Within the founding members, there was already the practice of intergenerational dialogue as symbolized by young Tomas Insuá founding the movement along with older representatives – this gained new proportions with the launching of Laudato Si’ Generation at World Youth Day Panama, in 2019.
The founders also symbolized unity in diversity through the presence of so many different charisms of several congregations including the Franciscans, Columbans, Sisters of Mercys and also different vocations with a great respect for the majority of laity. E – every year the presence of different congregations and lay movements increases through new partners and Member Organizations, as well as the engagement with the Creation Care Prayer Network.

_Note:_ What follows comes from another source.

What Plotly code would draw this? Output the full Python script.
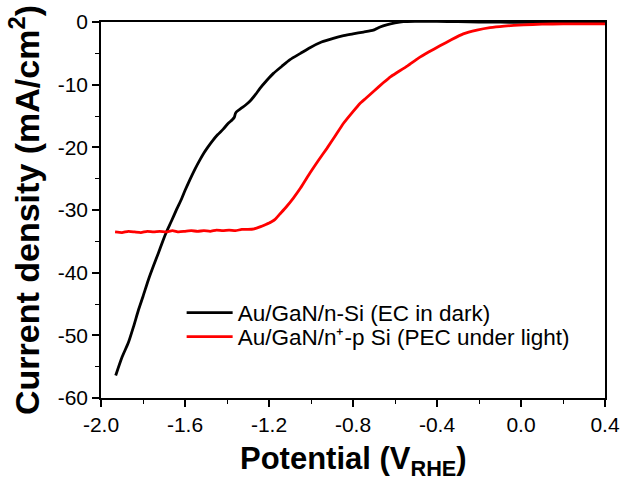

As our movement grew, the presence of youth, women, lay people, and people from vulnerable contexts in the Global South became increasingly evident not only in the growing staff but also in the growing branches of Laudato Si’ Animators. Always guided by the Holy Spirit in the commitment to bring Laudato Si’ to life, our movement came to understand its own complexity: we are a hybrid movement composed of grassroots and grasstops drawn together by the common mission of caring for our common home in the spirit of integral ecology.
A clear example of synodality present in our story is our name change process. As indicated in our name change statement, our movement underwent a series of listening sessions and consulting stages with all its branches and levels of representation. The main goal was to discuss the intention of changing our name and clarifying our mission, our core values and our structure, but making sure that all were included in this decision-making process.
The importance of listening to all its branches is recognized as a fundamental need for Laudato Si’ Movement to continue its work and mission. This has concrete effects on how Laudato Si’ Movement structures itself internally, being composed by the Board of Directors, the Advisory Council, staff and the Global Membership Council, as well as externally through Laudato Si’ Animators, Laudato Si’ Circles and Chapters, and Member Organizations.